One of the first true examinations of how work and life would increasingly become untied in the American populace, “The Apartment” is both funny and heartbreaking, a movie that’s somehow light on its feet while also being remarkably dark in its subtext and themes. As Roger pointed out in his Great Movies essay, Lemmon and MacLaine’s characters are both “slaves to the company’s value system.” He also says something so perfect here and gets at why a Wilder film needed to be on this list: “Wilder pictures don’t play as period pieces but look us straight in the eye.”

Stroszek

Werner Herzog has made several films that could take this spot, but his 1977 comedy is his most aggressively American, at least what it was a half-century ago. Bruno S. plays Stroszek, a West Berlin street performer who moves to Wisconsin with a prostitute named Eva. Shot in Wisconsin and North Carolina, “Stroszek” was filled out by local non-actors, giving it almost a non-fiction feel as Herzog and his leading man, playing a variation on himself, explored what it means to be an American. This one could arguably fall into the disclaimer at the beginning of this piece regarding immigrant stories, but it’s such a unique vision of unheralded corners of the country that it feels like it should qualify. And we gotta have a Herzog.

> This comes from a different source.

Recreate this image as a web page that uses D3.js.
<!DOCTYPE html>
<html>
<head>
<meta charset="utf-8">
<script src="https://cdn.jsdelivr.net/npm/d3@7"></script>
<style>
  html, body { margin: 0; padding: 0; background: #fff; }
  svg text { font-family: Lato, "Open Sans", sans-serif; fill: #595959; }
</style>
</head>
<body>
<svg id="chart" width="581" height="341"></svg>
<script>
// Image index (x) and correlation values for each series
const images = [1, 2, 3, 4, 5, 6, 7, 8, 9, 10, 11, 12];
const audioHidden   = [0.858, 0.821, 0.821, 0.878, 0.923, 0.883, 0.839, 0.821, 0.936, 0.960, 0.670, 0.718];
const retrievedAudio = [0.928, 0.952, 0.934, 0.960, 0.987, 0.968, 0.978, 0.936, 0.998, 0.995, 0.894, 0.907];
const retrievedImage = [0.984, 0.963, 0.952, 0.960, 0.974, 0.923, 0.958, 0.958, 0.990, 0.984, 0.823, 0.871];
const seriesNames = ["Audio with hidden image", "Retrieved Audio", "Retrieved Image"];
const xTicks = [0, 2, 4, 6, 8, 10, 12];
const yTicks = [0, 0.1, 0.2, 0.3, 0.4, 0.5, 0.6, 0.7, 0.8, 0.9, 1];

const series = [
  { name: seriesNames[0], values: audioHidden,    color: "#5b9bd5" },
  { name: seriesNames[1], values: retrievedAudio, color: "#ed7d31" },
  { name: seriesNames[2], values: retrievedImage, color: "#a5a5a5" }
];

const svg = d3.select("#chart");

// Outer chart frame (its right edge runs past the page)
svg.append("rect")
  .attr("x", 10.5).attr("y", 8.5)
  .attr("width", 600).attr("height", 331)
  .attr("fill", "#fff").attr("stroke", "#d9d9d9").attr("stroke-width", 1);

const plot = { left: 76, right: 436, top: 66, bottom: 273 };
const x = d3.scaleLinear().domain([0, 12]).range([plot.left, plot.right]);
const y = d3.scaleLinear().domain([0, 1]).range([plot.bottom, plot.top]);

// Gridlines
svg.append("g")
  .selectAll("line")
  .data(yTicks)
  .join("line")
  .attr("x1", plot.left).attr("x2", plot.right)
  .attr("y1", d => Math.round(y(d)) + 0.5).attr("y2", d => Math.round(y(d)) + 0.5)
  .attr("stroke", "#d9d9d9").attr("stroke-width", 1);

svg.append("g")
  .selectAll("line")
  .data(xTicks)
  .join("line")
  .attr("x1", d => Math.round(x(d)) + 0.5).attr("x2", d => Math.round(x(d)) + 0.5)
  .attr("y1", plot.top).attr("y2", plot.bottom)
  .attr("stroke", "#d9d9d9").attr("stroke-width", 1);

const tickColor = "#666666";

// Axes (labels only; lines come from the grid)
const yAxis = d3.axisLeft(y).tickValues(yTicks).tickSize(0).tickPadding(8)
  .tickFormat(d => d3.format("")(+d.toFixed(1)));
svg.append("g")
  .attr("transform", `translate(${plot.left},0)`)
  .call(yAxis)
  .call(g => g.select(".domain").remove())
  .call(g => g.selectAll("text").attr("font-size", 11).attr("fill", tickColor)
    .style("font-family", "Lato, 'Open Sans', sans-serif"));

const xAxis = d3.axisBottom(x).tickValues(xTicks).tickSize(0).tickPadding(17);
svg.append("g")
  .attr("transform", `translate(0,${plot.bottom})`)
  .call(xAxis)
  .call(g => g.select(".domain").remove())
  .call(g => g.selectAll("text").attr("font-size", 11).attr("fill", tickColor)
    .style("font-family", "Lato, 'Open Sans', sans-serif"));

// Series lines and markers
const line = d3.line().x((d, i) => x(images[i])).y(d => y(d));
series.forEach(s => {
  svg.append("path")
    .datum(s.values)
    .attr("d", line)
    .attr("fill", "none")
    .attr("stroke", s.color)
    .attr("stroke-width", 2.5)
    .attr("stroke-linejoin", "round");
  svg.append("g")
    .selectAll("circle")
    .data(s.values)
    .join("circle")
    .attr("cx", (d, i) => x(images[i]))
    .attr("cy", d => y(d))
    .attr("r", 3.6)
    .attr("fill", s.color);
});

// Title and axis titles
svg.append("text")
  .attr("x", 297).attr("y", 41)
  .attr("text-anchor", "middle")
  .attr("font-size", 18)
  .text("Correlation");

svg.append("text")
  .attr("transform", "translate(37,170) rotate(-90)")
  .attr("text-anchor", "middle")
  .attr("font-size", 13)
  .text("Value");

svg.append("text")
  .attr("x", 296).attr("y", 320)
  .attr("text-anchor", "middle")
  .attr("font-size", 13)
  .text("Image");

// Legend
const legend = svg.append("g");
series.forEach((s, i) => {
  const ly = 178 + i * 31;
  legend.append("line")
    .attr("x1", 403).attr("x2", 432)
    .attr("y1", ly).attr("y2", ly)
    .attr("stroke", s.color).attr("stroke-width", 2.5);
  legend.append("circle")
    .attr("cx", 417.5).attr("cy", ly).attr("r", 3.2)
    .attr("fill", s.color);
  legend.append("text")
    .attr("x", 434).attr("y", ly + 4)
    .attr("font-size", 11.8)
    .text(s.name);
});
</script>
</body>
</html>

Like a lot of Herzog’s work, “Stroszek” is a strange genre hybrid in which one can feel the lines blurring between reality and fiction. Ebert tells the story in his Great Movies essay that Herzog and the beloved Errol Morris were going to dig up a grave on Ed Gein’s property, but the documentarian never showed, but Herzog stumbled onto the mechanic shop that would serve as a setting for the film. There’s a reason that Ebert called it “one of the oddest films ever made.” He smartly notes that Herzog seems to be adding detail on the spot, letting the film and its setting take him where they want to go. How very American.